The process list I posted has a lot of queries waiting on the content table also. The content table has no link to the users table, but the content_session table, which does have a link to the users table, has a trigger which updates the content table.

The assignment_cache table is similar to assigned_dates, the same process inserts records into both of those tables. But assignment_cache only has about 2 million records, so I don’t see it hang around for very long.

I tried to double the RAM allocated to InnoDB buffer pool from 32GB to 64GB, and I did see the issue occur once after that, although it didn’t seem to last very long. I’m not sure if that had any effect.

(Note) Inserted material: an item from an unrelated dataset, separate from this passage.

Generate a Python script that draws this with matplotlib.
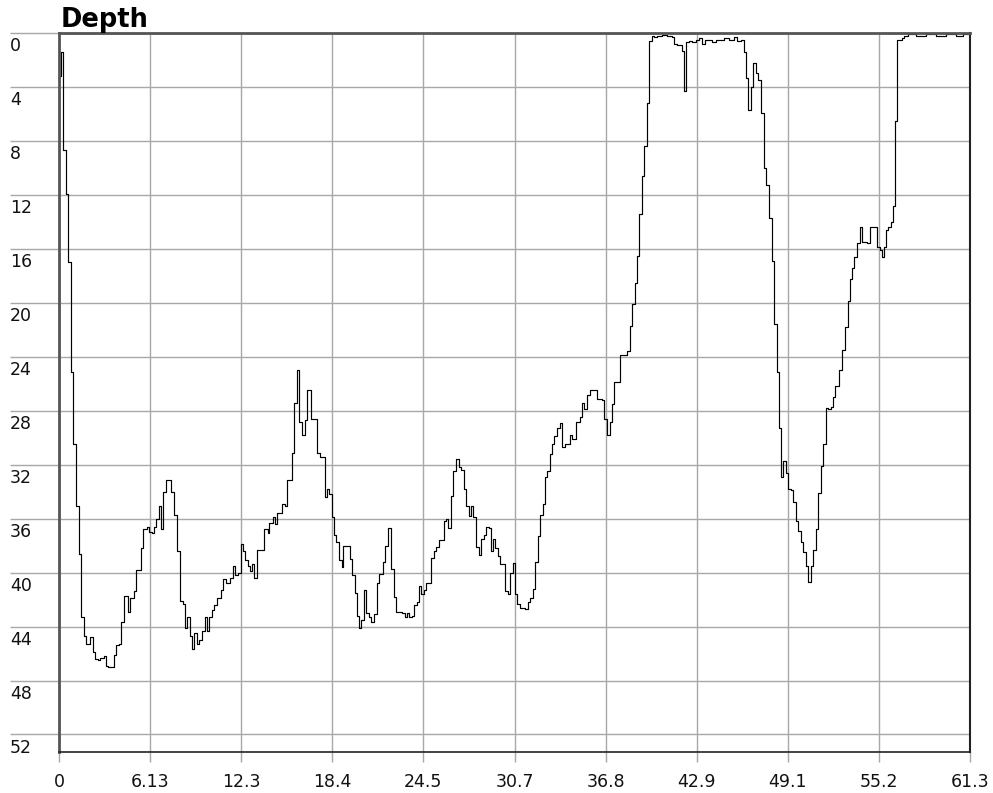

I guess I’m confused why this happens at all. I understand that assigned_dates has a foreign key to users, is the reason why we’re seeing this because while it’s trying to insert a batch of records into assigned_dates, it needs to validate those user IDs with the users table, so it locks the users table until the insert finishes? But why would all of the other queries on other tables be locked also? We aren’t changing the users table, so why would an insert query on content_session, for example, need to wait for a query on assigned_dates to finish, even if users was locked for writing? Content_session has a key into users, but if users is locked for writing I don’t understand why that would lock content_session.

The insert query which inserts into assigned_dates doesn’t have a limit on its size, if there are 1,200 records to insert, it builds a query to insert all 1,200 records and then executes the entire thing. If it’s going to be difficult to prevent the lock at all, then maybe I can set a limit on that to insert in batches of, say, 50, so that we can be sure that it’s not going to take very long for that query to finish, which will let everything else finish, even if it’s about to start another insert query with the next 50 records.

1 Like

Would this be an ideal place for a prepared statement? I built one large insert query because I thought that was going to be faster than issuing many queries to insert single records (and I’m sure it is, in general). If I prepared the query once, and then just ran it once for each row to insert, might that end up being faster?

1 Like

Thank you for the detailed answer.

Regarding why this change happened after migration from MySQL 5.6 to MariaDB 10.3 I suggest you check release notes and bug databases for both products. For MySQL 5.7, because MariaDB takes InnoDB changes from this code base and for MariaDB itself because this could be a MariaDB-specific issue. I suggest searching for bugs and for bug fixes because this could be a result of a fix for some data inconsistency bug. My quick investigation only found MySQL Bugs: #86573: foreign key cascades use excessive memory, but there could be some other known issue. Best way is to test in your environment in 5.7 but I understand it could be hard.

1 Like

Now to your questions.

Would this be an ideal place for a prepared statement?

I do not think a prepared statement will help with locking issues.

I built one large insert query because I thought that was going to be faster than issuing many queries to insert single records (and I’m sure it is, in general). If I prepared the query once, and then just ran it once for each row to insert, might that end up being faster?

This makes sense. One large query would perfectly work in a single-user environment, but if a concurrency involved it will set locks that are affecting other queries.

I would also compare options of the MySQL and MariaDB installations. Especially transaction isolation level.